Я вдруг вспомнил опять восторженно-исступленное лицо Будды и его руки, поднятые вверх. Может быть, он видел перед собой ту нирвану, к которой мы были ближе, чем это нам казалось, которую мы принимали как должное, которой мы даже хотели, к которой мы, в глубине нашего сознания, даже стремились.

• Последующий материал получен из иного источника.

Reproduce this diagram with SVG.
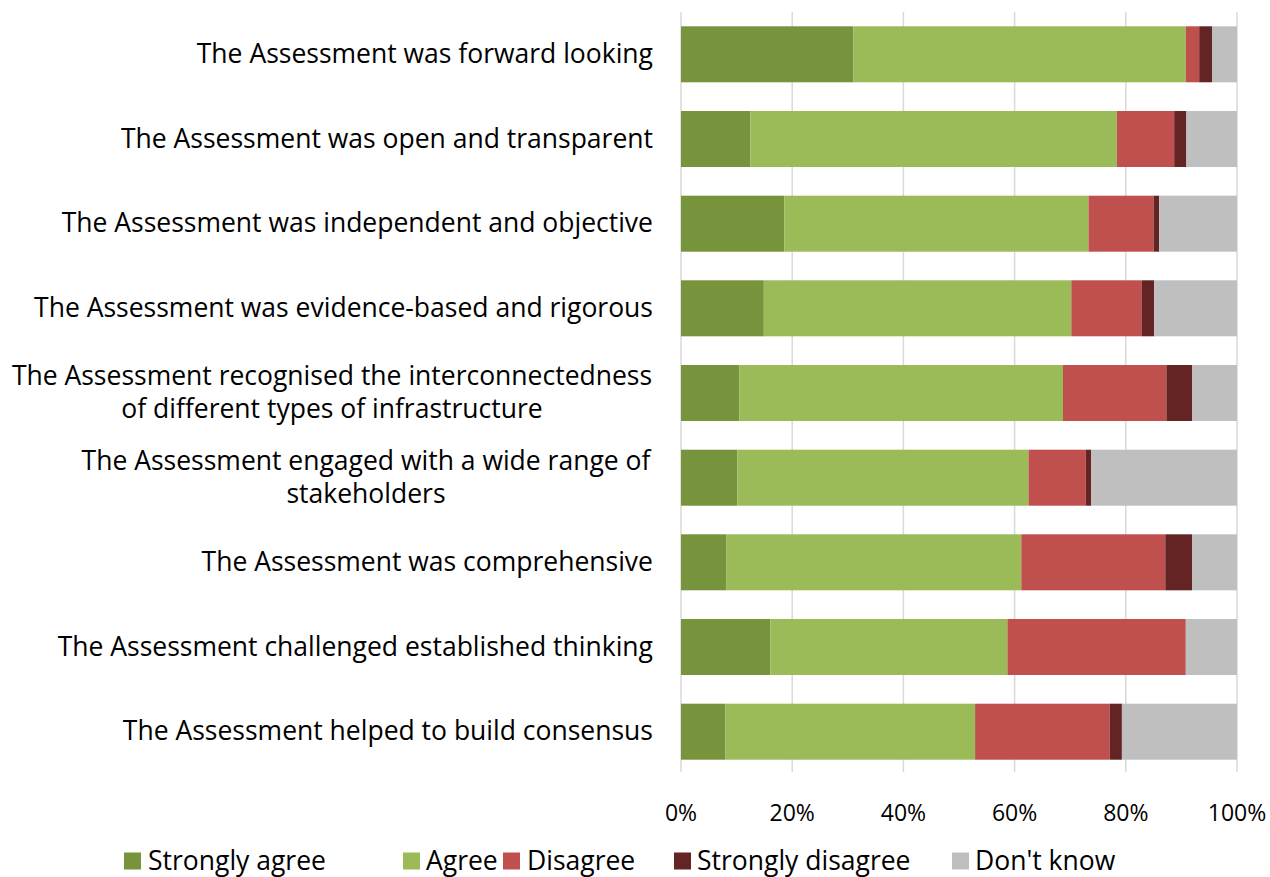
<svg xmlns="http://www.w3.org/2000/svg" width="1270" height="877" viewBox="0 0 1270 877">
<style>
text{font-family:"Open Sans","Liberation Sans",sans-serif;fill:#000}
.lbl{font-size:26.5px;text-anchor:end}
.lblc{font-size:26.5px;text-anchor:middle}
.ax{font-size:23px;text-anchor:middle}
.lg{font-size:26.5px}
.grid{stroke:#d9d9d9;stroke-width:1.5}
.sa{fill:#77933c}.ag{fill:#9bbb59}.di{fill:#c0504d}.sd{fill:#632423}.dk{fill:#bfbfbf}
</style>
<rect width="1270" height="877" fill="#fff"/>
<g id="gridlines">
<line class="grid" x1="681" y1="12" x2="681" y2="772"/>
<line class="grid" x1="792.2" y1="12" x2="792.2" y2="772"/>
<line class="grid" x1="903.4" y1="12" x2="903.4" y2="772"/>
<line class="grid" x1="1014.6" y1="12" x2="1014.6" y2="772"/>
<line class="grid" x1="1125.8" y1="12" x2="1125.8" y2="772"/>
<line class="grid" x1="1237" y1="12" x2="1237" y2="772"/>
</g>
<g id="row1">
<text class="lbl" x="653" y="63">The Assessment was forward looking</text>
<rect class="sa" x="681" y="26.3" width="172.4" height="56"/>
<rect class="ag" x="853.4" y="26.3" width="332.4" height="56"/>
<rect class="di" x="1185.8" y="26.3" width="13.4" height="56"/>
<rect class="sd" x="1199.2" y="26.3" width="12.8" height="56"/>
<rect class="dk" x="1212" y="26.3" width="25" height="56"/>
</g>
<g id="row2">
<text class="lbl" x="653" y="147.7">The Assessment was open and transparent</text>
<rect class="sa" x="681" y="111" width="69.5" height="56"/>
<rect class="ag" x="750.5" y="111" width="366.4" height="56"/>
<rect class="di" x="1116.9" y="111" width="57.3" height="56"/>
<rect class="sd" x="1174.2" y="111" width="12.2" height="56"/>
<rect class="dk" x="1186.4" y="111" width="50.6" height="56"/>
</g>
<g id="row3">
<text class="lbl" x="653" y="232.4">The Assessment was independent and objective</text>
<rect class="sa" x="681" y="195.7" width="103.4" height="56"/>
<rect class="ag" x="784.4" y="195.7" width="304.1" height="56"/>
<rect class="di" x="1088.5" y="195.7" width="65.1" height="56"/>
<rect class="sd" x="1153.6" y="195.7" width="5.6" height="56"/>
<rect class="dk" x="1159.2" y="195.7" width="77.8" height="56"/>
</g>
<g id="row4">
<text class="lbl" x="653" y="317">The Assessment was evidence-based and rigorous</text>
<rect class="sa" x="681" y="280.3" width="82.8" height="56"/>
<rect class="ag" x="763.8" y="280.3" width="307.5" height="56"/>
<rect class="di" x="1071.3" y="280.3" width="70.6" height="56"/>
<rect class="sd" x="1141.9" y="280.3" width="12.3" height="56"/>
<rect class="dk" x="1154.2" y="280.3" width="82.8" height="56"/>
</g>
<g id="row5">
<text class="lblc" x="332" y="385">The Assessment recognised the interconnectedness</text>
<text class="lblc" x="332" y="418">of different types of infrastructure</text>
<rect class="sa" x="681" y="365" width="58.4" height="56"/>
<rect class="ag" x="739.4" y="365" width="323.6" height="56"/>
<rect class="di" x="1063" y="365" width="103.4" height="56"/>
<rect class="sd" x="1166.4" y="365" width="25.6" height="56"/>
<rect class="dk" x="1192" y="365" width="45" height="56"/>
</g>
<g id="row6">
<text class="lblc" x="366" y="469.7">The Assessment engaged with a wide range of</text>
<text class="lblc" x="366" y="502.7">stakeholders</text>
<rect class="sa" x="681" y="449.7" width="56.2" height="56"/>
<rect class="ag" x="737.2" y="449.7" width="291.3" height="56"/>
<rect class="di" x="1028.5" y="449.7" width="57.3" height="56"/>
<rect class="sd" x="1085.8" y="449.7" width="5.5" height="56"/>
<rect class="dk" x="1091.3" y="449.7" width="145.7" height="56"/>
</g>
<g id="row7">
<text class="lbl" x="653" y="571">The Assessment was comprehensive</text>
<rect class="sa" x="681" y="534.3" width="45.6" height="56"/>
<rect class="ag" x="726.6" y="534.3" width="294.7" height="56"/>
<rect class="di" x="1021.3" y="534.3" width="144" height="56"/>
<rect class="sd" x="1165.3" y="534.3" width="26.7" height="56"/>
<rect class="dk" x="1192" y="534.3" width="45" height="56"/>
</g>
<g id="row8">
<text class="lbl" x="653" y="655.7">The Assessment challenged established thinking</text>
<rect class="sa" x="681" y="619" width="89.5" height="56"/>
<rect class="ag" x="770.5" y="619" width="236.9" height="56"/>
<rect class="di" x="1007.4" y="619" width="178.4" height="56"/>
<rect class="dk" x="1185.8" y="619" width="51.2" height="56"/>
</g>
<g id="row9">
<text class="lbl" x="653" y="740.4">The Assessment helped to build consensus</text>
<rect class="sa" x="681" y="703.7" width="44.5" height="56"/>
<rect class="ag" x="725.5" y="703.7" width="249.6" height="56"/>
<rect class="di" x="975.1" y="703.7" width="134.6" height="56"/>
<rect class="sd" x="1109.7" y="703.7" width="12.2" height="56"/>
<rect class="dk" x="1121.9" y="703.7" width="115.1" height="56"/>
</g>
<g id="axis">
<text class="ax" x="681" y="821">0%</text>
<text class="ax" x="792.2" y="821">20%</text>
<text class="ax" x="903.4" y="821">40%</text>
<text class="ax" x="1014.6" y="821">60%</text>
<text class="ax" x="1125.8" y="821">80%</text>
<text class="ax" x="1237" y="821">100%</text>
</g>
<g id="legend">
<rect class="sa" x="124" y="852.5" width="17" height="17"/>
<text class="lg" x="148" y="869.5">Strongly agree</text>
<rect class="ag" x="403" y="852.5" width="17" height="17"/>
<text class="lg" x="426" y="869.5">Agree</text>
<rect class="di" x="503" y="852.5" width="17" height="17"/>
<text class="lg" x="527" y="869.5">Disagree</text>
<rect class="sd" x="674" y="852.5" width="17" height="17"/>
<text class="lg" x="697" y="869.5">Strongly disagree</text>
<rect class="dk" x="952" y="852.5" width="17" height="17"/>
<text class="lg" x="975" y="869.5">Don't know</text>
</g>
</svg>
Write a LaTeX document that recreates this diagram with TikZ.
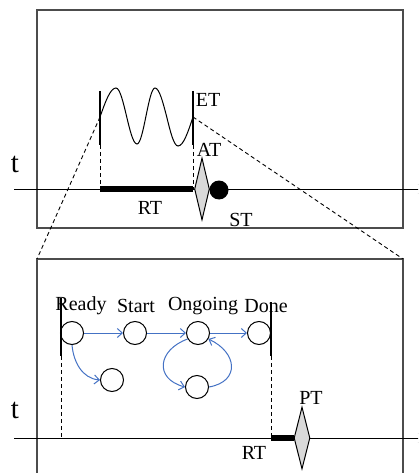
\documentclass[tikz,border=0pt]{standalone}
\usepackage{fontspec}
\setmainfont{Liberation Serif}
\usetikzlibrary{shapes.geometric,arrows.meta}
\definecolor{flowblue}{RGB}{68,114,196}
\begin{document}
\begin{tikzpicture}[x=1pt,y=-1pt,
  lbl/.style={font=\fontsize{20}{24}\selectfont, inner sep=0},
  tlbl/.style={font=\fontsize{29}{34}\selectfont, inner sep=0},
  framebox/.style={draw=black!70, line width=1.3pt},
  axis/.style={line width=1pt, -{Straight Barb[length=5pt,width=10pt]}},
  state/.style={circle, draw, line width=1pt, minimum size=23pt, inner sep=0},
  flow/.style={draw=flowblue, line width=1pt, -{Straight Barb[length=5pt,width=9pt]}},
  guide/.style={dash pattern=on 4pt off 3pt, line width=0.9pt},
  marker/.style={line width=2.2pt},
  span/.style={line width=5.5pt},
  gem/.style={diamond, draw, fill=black!15, line width=1pt, inner sep=0, minimum width=15pt, minimum height=62pt},
]
\useasboundingbox (0,0) rectangle (418,473);
\clip (0,0) rectangle (418,473);

% ---------- top panel ----------
\draw[framebox] (37,10) rectangle (403,228);
\node[tlbl] (t1) at (15,164) {t};
\coordinate (ax1s) at (14,189);
\coordinate (ax1e) at (424,189);
\draw[axis] (ax1s) -- (ax1e);

\coordinate (w1t) at (100,91);
\coordinate (w1b) at (100,145);
\coordinate (w2t) at (193,91);
\coordinate (w2b) at (193,145);
\coordinate (wa) at (100,117);
\coordinate (wb) at (193,117);
\coordinate (r1) at (100,189);
\coordinate (r2) at (193,189);

\draw[marker] (w1t) -- (w1b);
\draw[marker] (w2t) -- (w2b);
\draw[line width=1pt] (wa) sin (116,88) cos (126.5,116) sin (137,144) cos (146,116)
   sin (155,88) cos (166.5,116) sin (178,146) cos (wb);
\draw[guide] (w1b) -- (r1);
\draw[guide] (w2b) -- (r2);
\draw[span] (r1) -- (r2);
\node[gem] (at) at (202,189) {};
\node[circle, fill=black, minimum size=19pt, inner sep=0] (st) at (219,190) {};

\node[lbl] (et) at (208,100) {ET};
\node[lbl] (atl) at (209,150) {AT};
\node[lbl] (rt1) at (150,208) {RT};
\node[lbl] (stl) at (241,220) {ST};

% ---------- bottom panel ----------
\coordinate (bl) at (37,259);
\coordinate (br) at (403,259);
\draw[framebox] (bl) rectangle (403,490);
\draw[guide] (wa) -- (bl);
\draw[guide] (wb) -- (br);

\node[tlbl] (t2) at (15,410) {t};
\coordinate (ax2s) at (14,438);
\coordinate (ax2e) at (424,438);
\draw[axis] (ax2s) -- (ax2e);

\coordinate (rdt) at (61,298);
\coordinate (rdb) at (61,356);
\coordinate (rda) at (61,438);
\coordinate (dnt) at (271,302);
\coordinate (dnb) at (271,356);
\coordinate (dna) at (271,438);
\coordinate (pte) at (294,438);

\draw[marker] (rdt) -- (rdb);
\draw[marker] (dnt) -- (dnb);
\draw[guide] (rdb) -- (rda);
\draw[guide] (dnb) -- (dna);
\draw[span] (dna) -- (pte);
\node[gem, minimum width=16pt] (pt) at (302,438) {};

\node[state] (s1) at (72,333) {};
\node[state] (s2) at (135,333) {};
\node[state] (s3) at (198,333) {};
\node[state] (s4) at (259,333) {};
\node[state] (s5) at (112,380) {};
\node[state] (s6) at (197,387) {};

\node[lbl] (ready) at (81,306) {Ready};
\node[lbl] (start) at (136,306) {Start};
\node[lbl] (ongo) at (203,306) {Ongoing};
\node[lbl] (done) at (266,306) {Done};
\node[lbl] (ptl) at (311,398) {PT};
\node[lbl] (rt2) at (254,453) {RT};

\draw[flow] (s1) -- (s2);
\draw[flow] (s2) -- (s3);
\draw[flow] (s3) -- (s4);
\draw[flow] (s1.south) to[out=-85,in=175] (s5.west);
\draw[flow] (s3.-150) to[out=200,in=165,looseness=1.7] (s6.west);
\draw[flow] (s6.east) to[out=10,in=-25,looseness=1.7] (s3.-30);
\end{tikzpicture}
\end{document}
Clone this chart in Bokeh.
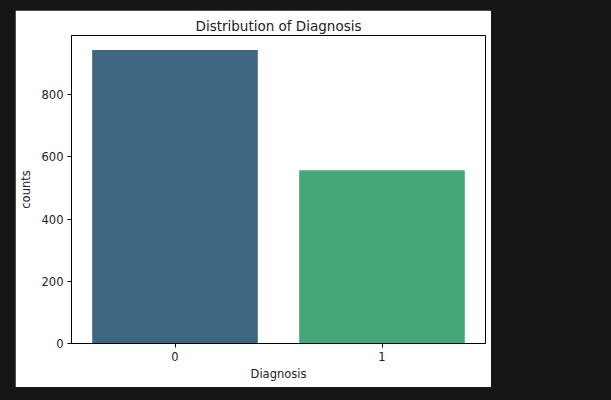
from bokeh.plotting import figure
from bokeh.models import FactorRange, Range1d, FixedTicker
from bokeh.embed import file_html
from bokeh.resources import INLINE

diagnosis = ["0", "1"]
counts = [943, 557]
bar_colors = ["#3d6682", "#45a778"]
y_ticks = [0, 200, 400, 600, 800]

FONT = "DejaVu Sans"

p = figure(x_range=FactorRange(factors=diagnosis, range_padding=0),
           y_range=Range1d(0, 990),
           width=476, height=377,
           output_backend="svg", toolbar_location=None,
           title="Distribution of Diagnosis")
p.margin = (10, 0, 0, 15)
p.min_border_left = 55
p.min_border_right = 6
p.min_border_top = 25
p.min_border_bottom = 44

p.vbar(x=diagnosis, top=counts, width=0.8, color=bar_colors, line_color=None)

p.title.align = "center"
p.title.text_font = FONT
p.title.text_font_size = "13.5px"
p.title.text_font_style = "normal"
p.title.text_color = "#222222"
p.title.standoff = 4

p.xgrid.visible = False
p.ygrid.visible = False
p.outline_line_color = "black"
p.outline_line_width = 1
p.background_fill_color = "white"
p.border_fill_color = "white"

for ax in (p.xaxis[0], p.yaxis[0]):
    ax.axis_line_color = "black"
    ax.major_tick_line_color = "black"
    ax.major_tick_out = 4
    ax.major_tick_in = 0
    ax.minor_tick_line_color = None
    ax.major_label_text_font = FONT
    ax.major_label_text_font_size = "11.5px"
    ax.major_label_text_color = "#222222"
    ax.axis_label_text_font = FONT
    ax.axis_label_text_font_size = "11.5px"
    ax.axis_label_text_font_style = "normal"
    ax.axis_label_text_color = "#222222"

p.xaxis.axis_label = "Diagnosis"
p.yaxis.axis_label = "counts"
p.yaxis.ticker = FixedTicker(ticks=y_ticks)
p.xaxis.major_label_standoff = 4
p.yaxis.major_label_standoff = 4
p.xaxis.axis_label_standoff = 3
p.yaxis.axis_label_standoff = 6

html = file_html(p, INLINE)
html = html.replace("</head>", "<style>body{background:#141517;}</style></head>", 1)
open("out.html", "w").write(html)
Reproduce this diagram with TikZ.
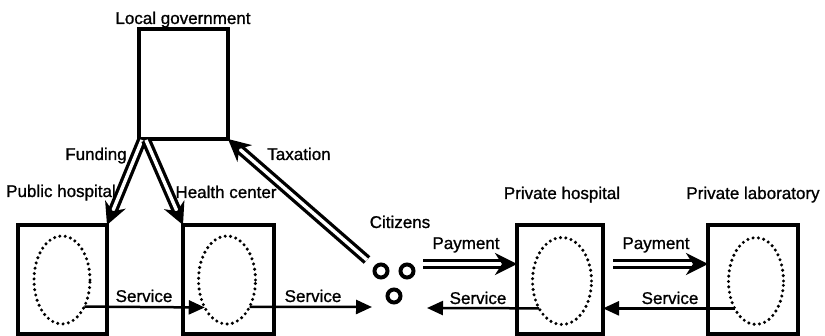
\documentclass[tikz,border=0pt]{standalone}
\usepackage{fontspec}
\setmainfont{Liberation Sans}[FakeBold=1]
\usetikzlibrary{arrows.meta,shapes.geometric}
\begin{document}
\begin{tikzpicture}[x=1pt,y=-1pt,
  box/.style={draw, line width=3.4pt, inner sep=0pt, outer sep=0pt, minimum height=109pt},
  dotell/.style={draw, ellipse, line width=3.4pt, dash pattern=on 0pt off 5.4pt, line cap=round, inner sep=0pt, outer sep=0pt},
  cit/.style={draw, circle, line width=4pt, minimum size=13pt, inner sep=0pt},
  lbl/.style={anchor=base, font=\fontsize{17}{20}\selectfont, inner sep=0pt},
  dbl/.style={double, line width=3.3pt, double distance=3.4pt, -{Stealth[length=22pt,width=22pt,inset=7pt]}},
  sgl/.style={line width=2.5pt, -{Triangle[length=16pt,width=14pt]}}]
\useasboundingbox (0,0) rectangle (825,336);
% boxes
\node[box, minimum width=89pt, minimum height=110pt] (lg) at (183.5,84) {};
\node[box, minimum width=89pt] (ph) at (62.5,279.5) {};
\node[box, minimum width=91pt] (hc) at (228.5,279.5) {};
\node[box, minimum width=86pt] (prh) at (560,279.5) {};
\node[box, minimum width=90pt] (prl) at (753,279.5) {};
% ellipses
\node[dotell, minimum width=56pt, minimum height=88pt] (e1) at (62,280) {};
\node[dotell, minimum width=57pt, minimum height=88pt] (e2) at (227,280) {};
\node[dotell, minimum width=59pt, minimum height=87pt] (e3) at (562,281) {};
\node[dotell, minimum width=55pt, minimum height=87pt] (e4) at (756,281) {};
% citizens
\node[cit] (c1) at (381,271) {};
\node[cit] (c2) at (407,271) {};
\node[cit] (c3) at (394,296) {};
% labels
\node[lbl] (tlg) at (183,24) {Local government};
\node[lbl] (tfund) at (96,160) {Funding};
\node[lbl] (ttax) at (299,160) {Taxation};
\node[lbl] (tph) at (61,197) {Public hospital};
\node[lbl] (thc) at (226,198) {Health center};
\node[lbl] (tcit) at (400,228) {Citizens};
\node[lbl] (tprh) at (562,199) {Private hospital};
\node[lbl] (tprl) at (753,199) {Private laboratory};
\node[lbl] (tpay1) at (466,249) {Payment};
\node[lbl] (tpay2) at (656,249) {Payment};
\node[lbl] (ts1) at (144,302) {Service};
\node[lbl] (ts2) at (313,302) {Service};
\node[lbl] (ts3) at (478,304) {Service};
\node[lbl] (ts4) at (670,304) {Service};
% coordinates
\coordinate (f1) at (142,140);
\coordinate (f2) at (146,140);
\coordinate (tax) at (367,260);
\coordinate (pay1) at (423,264);
\coordinate (pay2) at (613,264);
\coordinate (s2end) at (372,307);
\coordinate (s3end) at (427,308);
% double arrows
\draw[dbl] (f1) -- (ph.north east);
\draw[dbl] (f2) -- (hc.north west);
\draw[dbl] (tax) -- (lg.south east);
\draw[dbl] (pay1) -- (pay1 -| prh.west);
\draw[dbl] (pay2) -- (pay2 -| prl.west);
% service arrows
\draw[sgl] (e1.-50.7) -- (e2.-129.3);
\draw[sgl] (e2.-50.7) -- (s2end);
\draw[sgl] (e3.-130.5) -- (s3end);
\draw[sgl] (e4.-128.7) -- (e4.-128.7 -| prh.east);
\end{tikzpicture}
\end{document}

«Которой мы хотели». Поставим единственное число вместо множественного: «которой я хотел». Почему в каком-то умозрительном пространстве я осуждаю на смерть или на близость к нирване Павла Александровича Щербакова, почему именно я – так как нигде, кроме моего воображения, это не происходит, а мое воображение – это, в конце концов, искаженное отражение меня – произвольно и насильственно предполагаю его смерть, почему я совершаю это теоретическое умерщвление? И в какой степени я ответственен за это преступление? Потому что в том мире, на пребывание в котором я был осужден своей упорной болезнью, граница между отвлеченным и действительным, между идеей и актом не была ни отчетливой, ни неподвижной. Мне надо было, например, сделать необыкновенное усилие воли, чтобы вспомнить, принадлежала мне Лида или нет, – в этой комнате с зеркалами. И как наивно было бы думать, что вся моя жизнь, это длительное и сложное движение, начало которого теряется для меня в необъяснимой тьме, может быть сведена к последовательности внешних и очевидных фактов моего существования. Остальное, зыбкое и неверное, могло быть названо уходом от действительности, бредом или сумасшествием. Но и в нем была тоже своеобразная последовательность, не менее несомненная, идущая от одного провала в безумие до другого – до той минуты, вероятно, когда последние остатки моего сознания будут поглощены надвинувшимся мраком и либо я исчезну окончательно, либо, после долгого перерыва, похожего на многолетний душевный обморок, я увижу себя однажды в какой-то далекой стране, на краю дороги – неизвестным бродягой без имени, без возраста и без национальности. И, вероятно, тогда мне будет легко на душе и я забуду эту уголовную мрачность воображения, эту отвлеченную отвратительность разврата и это теоретическое умерщвление.